Keith Urban is speaking with a clarity that only comes after heartbreak and healing.
In his first long-form interview since his split from Nicole Kidman, Keith Urban did not hold back. The country superstar sat down with producer and guitarist Dan Huff and opened up in a way we have not seen from him in years. From music and marriage to identity and self-discovery, it was all on the table, and the man did not flinch.
Urban may have kicked things off talking about guitars, but it did not take long for the conversation to cut deep. When Huff asked him what he was working on personally, Urban paused for a beat and then offered something that hit home.
“Guitar-playing-wise, I would like to work on playing less,” he said. “Not playing the next two notes I was about to play. Just having confidence that the one you are playing right now is more than enough.”
If that sounds like a metaphor, it probably is. Because what came next made it clear this was not just about music.
“And just being aware that I am aware,” he continued. “That I am none of the voices in my head. I am just the one listening. Because it simplifies everything and brings it back to a very calm and steady and grounded place.”
For a man who just ended a nearly two-decade-long marriage and is now navigating shared custody and single fatherhood, “simplifying” feels like a loaded word. But Urban repeated it again, making it his 2026 mantra.
“Simplifying is my journey this year,” he said.
It was a rare moment of vulnerability, the kind we do not often see from stars of his magnitude. And yet, it felt entirely authentic. Urban did not just talk about stripping down his guitar playing. He is stripping back his whole life, peeling away the noise and distractions, to find something real again.
The divorce from Nicole Kidman was finalized in early January. They had been married for 19 years. While the exact reason behind their split remains unclear, reports say the pair had been living separately for months before making it official.
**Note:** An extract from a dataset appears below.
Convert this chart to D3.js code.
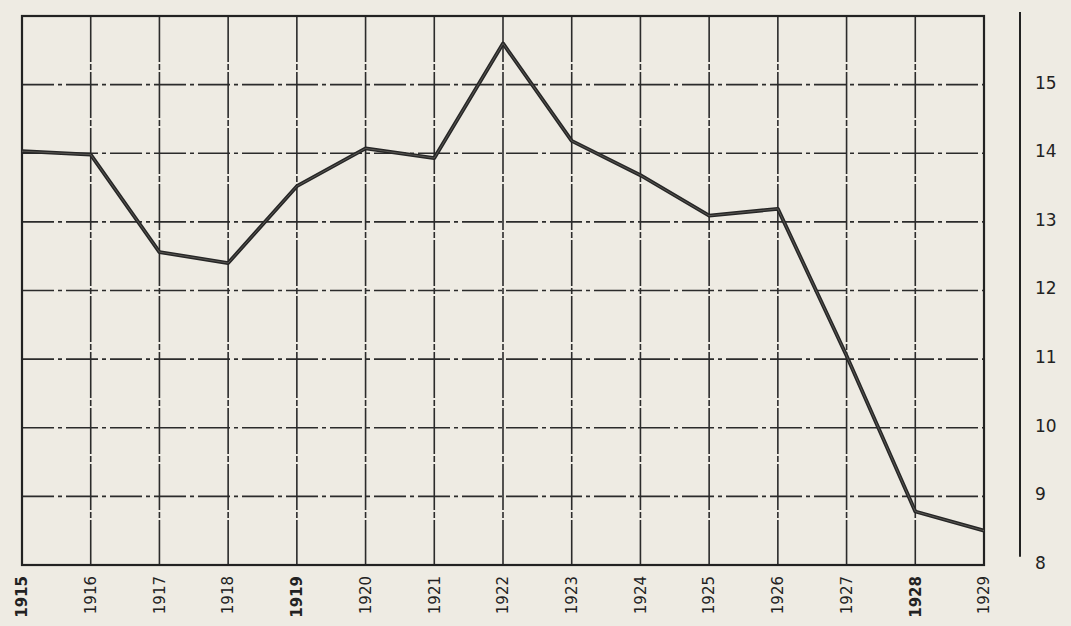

Kidman is now the primary residential parent of their daughters, Sunday Rose and Faith Margaret. Urban will have them for 59 days each year and is reportedly doing everything he can to be present during that time.
Still, the interview was not all heavy. Urban also took some time to reflect on his roots in Nashville, how poetry has recently taken over his playlists, and why artificial intelligence is freaking him out. “I cannot even wrap my head around the fact that we are creating our own demise,” he said, describing AI as a real-life apocalyptic movie plot. “It is ins𝐚ne.”
But even then, his message was clear. In a world spinning out of control, the only thing that matters is staying grounded in your own experience.
“I hope that our point of view still matters,” Urban said. “Because it is the one thing we have. All of it is born out of your years of experience. Your collection of moments and how you frame them when you put it all together and when you pick up a guitar or when you talk, that is the essence of humanity.”
Keith Urban is not hiding behind fame, guitars, or camera flashes anymore. He is showing up honest, a little bruised, but wide awake. And if this interview proves anything, it is that the man has no intention of letting heartbreak have the last word.
He is not just surviving the aftermath. He is rewriting the next verse.